Gonzalo Calcedo. Las inglesas.

marzo 2, 2017

Gonzalo Calcedo, Las inglesas
Menoscuarto, 2015. 190 páginas.

Incluye los siguientes relatos:

Tesoros
Saab 900
Té verde
3.000 metros obstáculos
Lo que tuvimos
Cosas de la edad
El castillo de fórmica
Domando ranas
Las inglesas

Protagonizados por adolescentes en torno a los 16 años, momento de paso a la madurez con sus tensiones y problemas. Primeros noviazgos, amistades, futuros abiertos.. Mis preferidos son, probablemente, Té verde, historia de cuatro amigas cuya madurez es diferente a como se la imaginaban y Las inglesas con un comienzo mejor escrito que la media del libro y con un final a medio camino entre la esperanza y la desesperación.

En conjunto tiene más aciertos que fallos, pero pese a la unidad temática no me ha parecido un libro redondo. Aunque sí recomendable.

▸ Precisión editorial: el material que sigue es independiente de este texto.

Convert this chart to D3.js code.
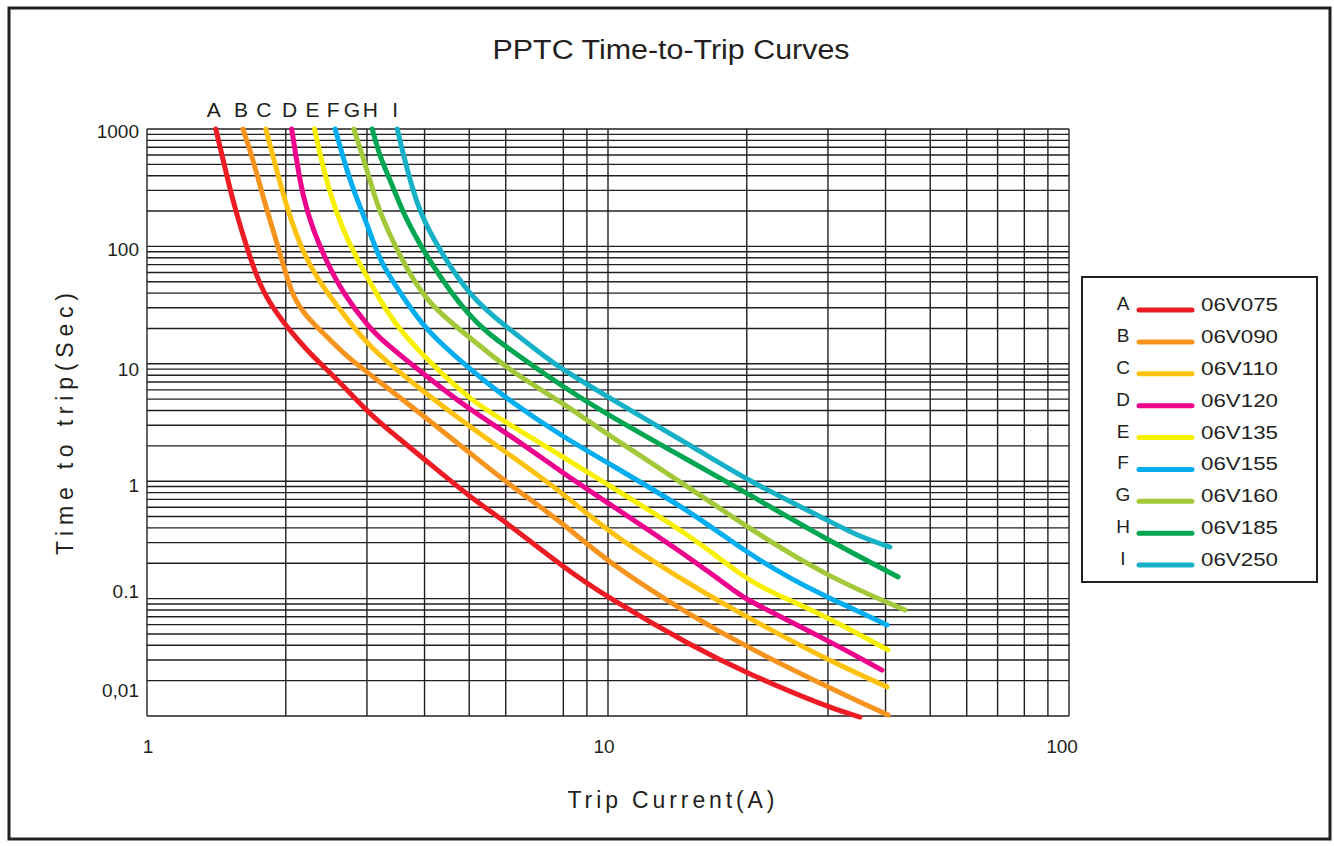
<!DOCTYPE html>
<html><head><meta charset="utf-8">
<script src="https://cdn.jsdelivr.net/npm/d3@7"></script>
<style>html,body{margin:0;padding:0;background:#fff;}svg{display:block;font-family:"Liberation Sans",Arial,sans-serif;}</style>
</head><body>
<script>
// ---- data ----
const seriesLetters = ["A","B","C","D","E","F","G","H","I"];
const seriesNames = ["06V075","06V090","06V110","06V120","06V135","06V155","06V160","06V185","06V250"];
const seriesColors = ["#ed1c24","#f7941d","#ffc20e","#ec008c","#f7f000","#00aeef","#a3c93a","#00a651","#17b1c7"];
// [current (A), time (s)]
const curveA = [[1.41,1000],[1.48,448],[1.54,234],[1.62,120],[1.70,66.8],[1.79,40.1],[1.91,27.1],[2.02,20.2],[2.22,13.1],[2.46,8.85],[2.72,5.98],[3.09,3.52],[3.49,2.38],[4.01,1.52],[5.02,0.733],[6.04,0.441],[7.99,0.186],[9.95,0.103],[15.3,0.0387],[20.0,0.0232],[29.9,0.0119],[35.2,0.0098]];
const curveB = [[1.615,1000],[1.70,544],[1.785,264],[1.876,138],[1.97,72.2],[2.07,37.1],[2.22,25.0],[2.46,16.9],[2.72,11.4],[3.02,8.35],[4.01,3.52],[5.02,1.74],[6.04,0.965],[7.99,0.441],[9.95,0.205],[15.3,0.0697],[20.0,0.0387],[29.9,0.0177],[40.5,0.0102]];
const curveC = [[1.81,1000],[1.91,448],[2.01,217],[2.115,120],[2.26,66.8],[2.46,40.1],[2.66,27.1],[3.02,13.9],[4.01,5.64],[5.02,2.90],[6.04,1.74],[7.99,0.793],[10.0,0.369],[15.3,0.126],[20.0,0.0697],[29.9,0.030],[40.3,0.0177]];
const curveD = [[2.06,1000],[2.115,513],[2.18,264],[2.29,138],[2.46,72.2],[2.66,40.1],[3.02,20.6],[3.32,14.5],[4.01,8.0],[5.02,4.04],[6.04,2.57],[7.99,1.17],[10.0,0.652],[15.3,0.213],[19.05,0.112],[20.0,0.097],[29.9,0.0444],[39.3,0.0246]];
const curveE = [[2.31,1000],[2.37,625],[2.49,285],[2.66,138],[2.86,76.6],[3.20,34.9],[3.49,20.6],[4.05,10.8],[5.02,4.92],[6.04,3.13],[7.99,1.61],[10.0,0.928],[15.3,0.335],[20.0,0.144],[22.8,0.112],[29.9,0.0697],[40.5,0.0365]];
const curveF = [[2.56,1000],[2.66,578],[2.80,302],[3.0,158],[3.20,73.6],[3.55,40],[4.01,19.4],[5.02,9.0],[6.04,5.0],[7.99,2.38],[10.0,1.43],[15.3,0.536],[20.0,0.245],[25.2,0.144],[29.9,0.103],[40.3,0.0596]];
const curveG = [[2.81,1000],[2.94,578],[3.09,302],[3.20,196],[3.45,100],[4.01,33],[5.02,16.9],[6.04,9.0],[7.99,4.64],[10.0,2.47],[15.3,0.841],[20.0,0.407],[29.9,0.153],[44.1,0.080]];
const curveH = [[3.08,1000],[3.20,578],[3.37,368],[3.59,193],[4.01,84.5],[5.02,23.6],[6.02,13.9],[7.99,6.34],[10.0,3.66],[15.3,1.43],[20.0,0.793],[29.9,0.316],[42.6,0.153]];
const curveI = [[3.49,1000],[3.59,625],[3.72,368],[3.91,193],[4.28,97],[5.02,37.1],[6.02,20.6],[7.12,12.4],[7.99,8.85],[10.0,5.21],[15.3,1.96],[20.0,1.02],[29.9,0.467],[35.2,0.335],[40.9,0.275]];
const curves = [curveA,curveB,curveC,curveD,curveE,curveF,curveG,curveH,curveI];

const xGridValues = [1,2,3,4,5,6,8,9,10,20,30,40,50,60,70,80,90,100];
const yGridValues = [];
[0.01,0.1,1,10,100].forEach(b => { for (let k=1;k<10;k++) yGridValues.push(+(b*k).toPrecision(3)); });
yGridValues.push(1000);
const xTickValues = [1,10,100];
const xTickLabels = ["1","10","100"];
const yTickValues = [1000,100,10,1,0.1,0.01];
const yTickLabels = ["1000","100","10","1","0.1","0,01"];

const titleText = "PPTC Time-to-Trip Curves";
const xTitle = "Trip Current(A)";
const yTitle = "Time to trip(Sec)";

// ---- drawing ----
const W = 1334, H = 846;
const svg = d3.select("body").append("svg").attr("width", W).attr("height", H);

svg.append("rect").attr("x",9).attr("y",8).attr("width",1321).attr("height",831)
  .attr("fill","none").attr("stroke","#231f20").attr("stroke-width",3);

const x = d3.scaleLog().domain([1,100]).range([147,1069]);
const y = d3.scaleLog().domain([0.01,1000]).range([716,129]);

const grid = svg.append("g").attr("stroke","#231f20").attr("stroke-width",1.4);
grid.selectAll("line.h").data(yGridValues).join("line").attr("class","h")
  .attr("x1",x(1)).attr("x2",x(100)).attr("y1",d=>y(d)).attr("y2",d=>y(d));
grid.selectAll("line.v").data(xGridValues).join("line").attr("class","v")
  .attr("x1",d=>x(d)).attr("x2",d=>x(d)).attr("y1",y(1000)).attr("y2",y(0.01));

// tick labels
const yOff = [2,3,6,4,-7,-26];
svg.append("g").selectAll("text").data(yTickValues).join("text")
  .attr("x",139).attr("y",(d,i)=>y(d)+yOff[i]).attr("dominant-baseline","central")
  .attr("text-anchor","end").attr("font-size",19).attr("fill","#231f20")
  .text((d,i)=>yTickLabels[i]);
const xOff = [1,-4,-7];
svg.append("g").selectAll("text").data(xTickValues).join("text")
  .attr("x",(d,i)=>x(d)+xOff[i]).attr("y",746).attr("dominant-baseline","central")
  .attr("text-anchor","middle").attr("font-size",19).attr("fill","#231f20")
  .text((d,i)=>xTickLabels[i]);

// curves
const line = d3.line().x(d=>x(d[0])).y(d=>y(d[1])).curve(d3.curveBasis);
svg.append("g").selectAll("path").data(curves).join("path")
  .attr("d", line).attr("fill","none").attr("stroke",(d,i)=>seriesColors[i])
  .attr("stroke-width",5).attr("stroke-linecap","round").attr("stroke-linejoin","round");

// top letters
svg.append("g").selectAll("text").data(curves).join("text")
  .attr("x",d=>x(d[0][0])-2).attr("y",117).attr("text-anchor","middle")
  .attr("font-size",21).attr("fill","#231f20").text((d,i)=>seriesLetters[i]);

// titles
svg.append("text").attr("x",671).attr("y",59).attr("text-anchor","middle")
  .attr("font-size",27).attr("fill","#231f20")
  .attr("textLength",357).attr("lengthAdjust","spacingAndGlyphs").text(titleText);
svg.append("text").attr("x",671).attr("y",808).attr("text-anchor","middle")
  .attr("font-size",23).attr("fill","#231f20")
  .attr("textLength",207).attr("lengthAdjust","spacing").text(xTitle);
svg.append("text").attr("transform","translate(73,424) rotate(-90)").attr("text-anchor","middle")
  .attr("font-size",23).attr("fill","#231f20")
  .attr("textLength",262).attr("lengthAdjust","spacing").text(yTitle);

// legend
const lg = svg.append("g");
lg.append("rect").attr("x",1082).attr("y",277).attr("width",235).attr("height",305)
  .attr("fill","#fff").attr("stroke","#231f20").attr("stroke-width",2);
const rowY = d3.scaleLinear().domain([0,8]).range([304,559]);
const rows = lg.selectAll("g").data(seriesNames).join("g")
  .attr("transform",(d,i)=>`translate(0,${rowY(i)})`);
rows.append("text").attr("x",1123).attr("y",6).attr("text-anchor","middle")
  .attr("font-size",19).attr("fill","#231f20").text((d,i)=>seriesLetters[i]);
rows.append("line").attr("x1",1139).attr("x2",1192).attr("y1",6).attr("y2",6)
  .attr("stroke",(d,i)=>seriesColors[i]).attr("stroke-width",5).attr("stroke-linecap","round");
rows.append("text").attr("x",1201).attr("y",7).attr("font-size",19).attr("fill","#231f20")
  .attr("textLength",77).attr("lengthAdjust","spacingAndGlyphs").text(d=>d);
</script>
</body></html>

Las inglesas habían venido para impartir clases de idioma y todos los días adoctrinaban a las criaturas del pueblo y a la prole de los veraneantes en un campamento al aire libre. Cantaban Ain’t that a shame y Put a little love in your heart. Leían con cómica grandilocuencia a Lord Byron, a Nelson Gate y novelitas rosa de Bibiana Colomo. Su esperanto despertaba a los pájaros, hacía ladrar a los perros y esconderse a los gatos. No parecía muy académico, pero el charloteo en aquella lengua impresionaba a los adultos, que sonreían ante la fiesta perpetua, el baile desbocado y las comidas a deshora. Porque las inglesas no comían, o comían de noche, cuando nadie las veía. No respetaban ningún horario y eso engatusaba secretamente a muchas jovencitas del pueblo (Sandra y yo entre ellas), que en su fuero interno soñaban con ser inglesas, merecer el puesto de una de ellas e ir descalzas al aeropuerto y volar libres a la lejana Inglaterra. Lo sentíamos en nuestros humildes pechos, pero no llegábamos a manifestarlo, porque en el fondo las inglesas estaban de paso y su tez blanca y sus ávidas bocas y su teatro pasarían. Les diríamos adiós con la nostalgia de otro estío en los labios, como si el
bosque cercano fuese a marchitarse tras su partida y la playa a cubrirse de podridas algas. Ellas se llevarían el verano en sus cabellos y los que nos quedábamos en tierra veríamos acortarse los días y barreríamos las hojas secas para quemarlas.
Mientras tanto, las inglesas campaban a sus anchas ignorando el calendario, sin saber si era martes o domingo. Hablaban al revés y se equivocaban con los cambios en la tienda. Compraban mucho de nada y poco de lo importante: patatas, fruta, carne… Vivían de mantequilla, helados de brandy y frutas confitadas. De café licuado (un bebedizo pardo, estancado en teteras de loza), ginebra, pipermín, vodka y el vino más barato del establecimiento, un tinto justiciero con lenguas y paladares. Si enfermaban vomitaban su ardor de estómago contra la fachada mal revocada del patio, justo encima del sumidero cuya rejilla semejaba un escudo de armas, y luego volvían a la vida, tan lozanas como al principio. Ante las miradas de reproche respondían con acaparadoras sonrisas de fábula. No querían irse, solo tener el sol y disfrutar de los baños y los saraos. Pero el calendario que habían ignorado seguía su curso y a los quince días enrollaron las alfombras, tendieron por última vez las sábanas y rascaron la costra de las sartenes. Exprimieron limones en los desagües y con el mismo jugo limpiaron los cristales de las diecisiete ventanas. Dejaron la casa recogida, plegaron las velas para convertirlas en mortaja del velero, arrinconaron los marfileños muebles de jardín en el velador y se fueron, la comitiva un callado funeral para la difunta holganza.